On 2024/12/11 04:49, Martin Kelly wrote: > On Tue, 2024-12-10 at 21:01 +0100, Christophe Leroy wrote: >>> >>> Hi all, what is the status of this patch series? I'd really like to >>> see >>> it or some other fix to this issue merged. The underlying bug is a >>> significant one that can cause ftrace/livepatch/BPF fentry to fail >>> silently. I've noticed this bug in another context[1] and realized >>> they're the same issue. >>> >>> I'm happy to help with this patch series to address any issues as >>> needed. >> >> As far as I can see there are problems on build with patch 1, see >> https://patchwork.kernel.org/project/linux-modules/patch/20240723063258.2240610-2-zhengyejian@huaweicloud.com/ >> >> >> > > Yeah, I see those. Additionally, this patch no longer applies cleanly > to current master, though fixing it up to do so is pretty easy. Having > done that, this series appears to resolve the issues I saw in the other > linked thread. > > Zheng, do you plan to send a v3? I'd be happy to help out with this > patch series if you'd like, as I'm hoping to get this issue resolved > (though I am not an ftrace expert). Sorry to rely so late. Thanks for your feedback! Steve recently started a discussion of the issue in: https://lore.kernel.org/all/20241014210841.5a4764de@gandalf.local.home/ but there's no conclusion. I can rebase this patch series and send a new version first, and I'm also hoping to get more feedbacks and help to resolve the issue. -- Thanks, Zheng Yejian
On Thu, 2024-12-12 at 17:52 +0800, Zheng Yejian wrote: > On 2024/12/11 04:49, Martin Kelly wrote: > > > > > > Zheng, do you plan to send a v3? I'd be happy to help out with this > > patch series if you'd like, as I'm hoping to get this issue > > resolved > > (though I am not an ftrace expert). > > Sorry to rely so late. Thanks for your feedback! > > Steve recently started a discussion of the issue in: > > https://lore.kernel.org/all/20241015100111.37adfb28@gandalf.local.home/ > but there's no conclusion. > > I can rebase this patch series and send a new version first, and > I'm also hoping to get more feedbacks and help to resolve the issue. > Hi Zheng, I may have misunderstood, but based on the final message from Steven, I got the sense that the idea listed in that thread didn't work out and we should proceed with your current approach. Please consider me an interested party for this patch series, and let me know if there's anything I can do to help speed it along (co- develop, test, anything else). And of course, thanks very much for your work thus far!

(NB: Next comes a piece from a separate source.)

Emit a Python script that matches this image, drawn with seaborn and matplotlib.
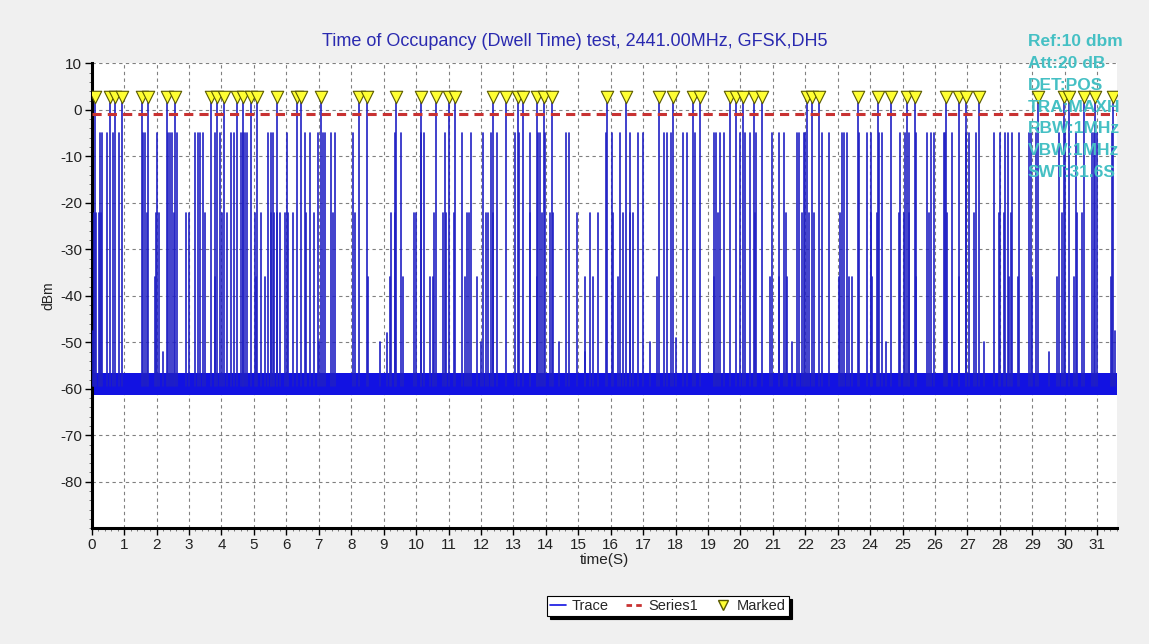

On 2024/12/14 03:31, Martin Kelly wrote:
> On Thu, 2024-12-12 at 17:52 +0800, Zheng Yejian wrote:
>> On 2024/12/11 04:49, Martin Kelly wrote:
>>>
>>>
>>> Zheng, do you plan to send a v3? I'd be happy to help out with this
>>> patch series if you'd like, as I'm hoping to get this issue
>>> resolved
>>> (though I am not an ftrace expert).
>>
>> Sorry to rely so late. Thanks for your feedback!
>>
>> Steve recently started a discussion of the issue in:
>>
>> https://lore.kernel.org/all/20241015100111.37adfb28@gandalf.local.home/
>> but there's no conclusion.
>>
>> I can rebase this patch series and send a new version first, and
>> I'm also hoping to get more feedbacks and help to resolve the issue.
>>
>
> Hi Zheng,
>
> I may have misunderstood, but based on the final message from Steven, I
> got the sense that the idea listed in that thread didn't work out and
> we should proceed with your current approach.
This patch set attempts to add length information of symbols to kallsyms,
which can then ensure that there is only one valid fentry within the range
of function length.
However, I think this patch set actually has some performance implications,
including:
1. Adding hole symbols may cause the symbol table to grow significantly;
2. When parsing fentry tables, excluding invalid fentries through kallsyms lookups
may also increase boot or module load times slightly.
The direct cause of this issue is the wrong fentry being founded by ftrace_location(),
following the approach of "FTRACE_MCOUNT_MAX_OFFSET", narrowing down the search range
and re-finding may also solve this problem, demo patch like below (not
fully tested):
diff --git a/kernel/trace/ftrace.c b/kernel/trace/ftrace.c
index 9b17efb1a87d..7d34320ca9d1 100644
--- a/kernel/trace/ftrace.c
+++ b/kernel/trace/ftrace.c
@@ -1678,8 +1678,11 @@ unsigned long ftrace_location(unsigned long ip)
goto out;
/* map sym+0 to __fentry__ */
- if (!offset)
+ if (!offset) {
loc = ftrace_location_range(ip, ip + size - 1);
+ while (loc > ip && loc - ip > FTRACE_MCOUNT_MAX_OFFSET)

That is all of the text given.